Dass Stade Brest und Bayer Leverkusen einen optimalen Start in die Champions League hingelegt hatten und diese Begegnung am dritten von acht Spieltagen stattfand, das war den letzten Minuten des Treffens zwischen dem französischen Überraschungsteilnehmer und dem deutschen Meister nicht anzusehen. Beide Seiten zeigten keine Neigung, sich beim Spielstand von 1:1 mit dem Kompromiss zu begnügen. Die Leverkusener eilten jedem Ball so eifernd hinterher, als sei ein Siegtreffer von dramatischer Wichtigkeit, und auch die Bretonen suchten im angejahrten Stadion Roudourou in der Kleinstadt Guingamp jede Gelegenheit zum Angriff.

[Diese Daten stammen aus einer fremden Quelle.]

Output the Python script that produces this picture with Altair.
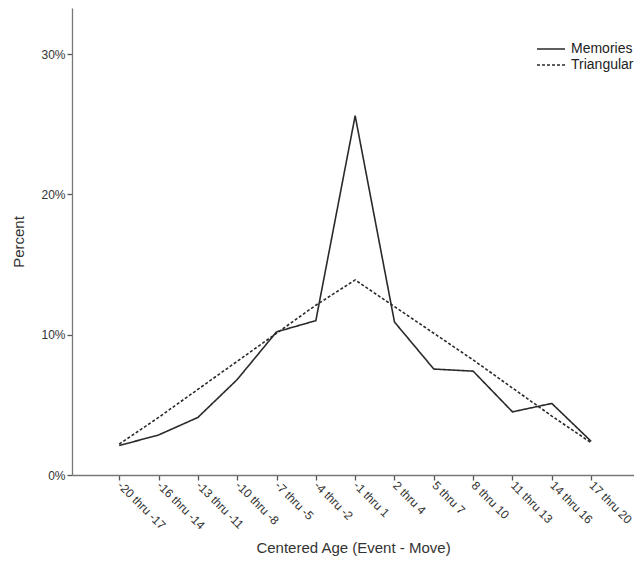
import json
import altair as alt
import pandas as pd

categories = ["-20 thru -17", "-16 thru -14", "-13 thru -11", "-10 thru -8",
              "-7 thru -5", "-4 thru -2", "-1 thru 1", "2 thru 4", "5 thru 7",
              "8 thru 10", "11 thru 13", "14 thru 16", "17 thru 20"]
memories = [2.1, 2.85, 4.1, 6.8, 10.2, 11.0, 25.6, 10.9, 7.55, 7.4, 4.5, 5.1, 2.4]
triangular = [2.2, 4.1, 6.1, 8.1, 10.1, 12.1, 13.9, 12.0, 10.1, 8.2, 6.2, 4.2, 2.3]
series_names = ["Memories", "Triangular"]

rows = []
for i, c in enumerate(categories):
    rows.append({"age": c, "idx": i, "series": series_names[0], "pct": memories[i] / 100})
    rows.append({"age": c, "idx": i, "series": series_names[1], "pct": triangular[i] / 100})
df = pd.DataFrame(rows)

font = "Liberation Sans"
label_expr = json.dumps(categories) + "[datum.value]"

chart = alt.Chart(df).mark_line(strokeWidth=1.6, color="#2a2a2a").encode(
    x=alt.X("idx:Q",
            scale=alt.Scale(domain=[-1.2, 13.09], nice=False, zero=False),
            axis=alt.Axis(title="Centered Age (Event - Move)", labelAngle=45,
                          labelAlign="left", labelBaseline="middle",
                          values=list(range(len(categories))), labelExpr=label_expr,
                          labelPadding=3, titlePadding=9, labelFlush=False,
                          labelOverlap=False, labelFontSize=12)),
    y=alt.Y("pct:Q", scale=alt.Scale(domain=[0, 0.3328], nice=False),
            axis=alt.Axis(title="Percent", format=".0%", values=[0, 0.1, 0.2, 0.3],
                          titlePadding=14, labelFontSize=12)),
    strokeDash=alt.StrokeDash("series:N",
                              scale=alt.Scale(domain=series_names, range=[[1, 0], [3, 2]]),
                              legend=alt.Legend(title=None, orient="none", legendX=471,
                                                legendY=33, symbolType="M-2,0H2",
                                                symbolSize=196, symbolStrokeWidth=1.6,
                                                symbolStrokeColor="#2a2a2a",
                                                labelOffset=12, padding=0,
                                                labelFontSize=14, labelColor="#222222",
                                                labelFont=font, rowPadding=1)),
    detail="series:N",
    order="idx:Q",
).properties(
    width=562, height=467,
    autosize=alt.AutoSizeParams(type="none"),
    padding={"left": 64, "top": 0, "right": 0, "bottom": 84},
).configure_view(stroke=None).configure_axis(
    grid=False, domainColor="#777777", tickColor="#555555", tickSize=5,
    labelFont=font, titleFont=font, titleFontSize=15,
    labelColor="#333333", titleColor="#333333", titleFontWeight="normal",
    domainWidth=1.3, tickWidth=1.3,
)

chart.save("out.html", embed_options={"renderer": "svg", "actions": False})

Nach acht hektischen Nachspielminuten blieb es beim gerechten Unentschieden – und das halbe Leverkusener Team inklusive Trainer erschien zur Sprechstunde bei Schiedsrichter Ivan Kruzliak. Dessen Miene verriet, dass er kein Interesse an Diskussionen hatte: Granit Xhaka holte sich prompt noch eine gelbe Karte ab; Xabi Alonso, bereits verwarnt, kam trotz heftiger Beschwerden ohne Buße davon – andernfalls hätte er am nächsten Europacup-Spieltag bei seiner Rückkehr an die Liverpooler Anfield Road mit einem Tribünenplatz vorliebnehmen müssen.
Adli fällt monatelang aus
Die Partie, lange Zeit bestimmt von zwei diszipliniert auftretenden Mannschaften, hatte sich gegen Ende an sich selbst entzündet – und an Kruzliaks eigensinnigen Entscheidungen. Am meisten regte sich Alonso darüber auf, dass der Schiedsrichter den Franzosen Soumaila Coulibaly nach dessen rigorosem Einsatz gegen Bayer-Angreifer Amine Adli nicht mal verwarnte. „Das Tackling war viel zu hart“, sagte der Trainer später, „wir sind sehr besorgt um Amine.“ Mit Recht, wie der Klub am nächsten Tag bestätigte: Adli erlitt durch Coulibalys Beinschere einen Wadenbeinbruch, er fällt mindestens bis Januar aus.
Der Marokkaner Adli wird Alonso fehlen, wenn er sein Personal für die Akkordarbeit im Herbst arrangiert. Im Vorjahr noch häufig Reservist, hatte sich der schnelle 24-jährige Flügelspieler zuletzt immer öfter in den Vordergrund gespielt. Der Verlust wiegt umso schwerer, da andere Profis aus der zweiten Reihe in Brest nicht überzeugten. Patrik Schick konnte sich als Alternative für Victor Boniface (der nach einem Autounfall zu Hause geblieben war), wieder nicht profilieren. Gegen Brest blieb er ohne Torchance und bis zur Auswechslung ohne nennenswerte Aktion. Den einzigen Treffer erzielte Florian Wirtz.
Xabi Alonso ließ sich nicht anmerken, dass ihm die Leistungsdefizite in seiner Rotationself Anlass zur Sorge gegeben hätten. „Ich bin sehr zufrieden mit allen Spielern“, sagte er und lieferte auch gleich die Begründung für das überraschende Kompliment: „Wir brauchen alle, sie müssen das Vertrauen spüren.“ In den englischen Herbstwochen ist Pragmatismus das oberste Gebot.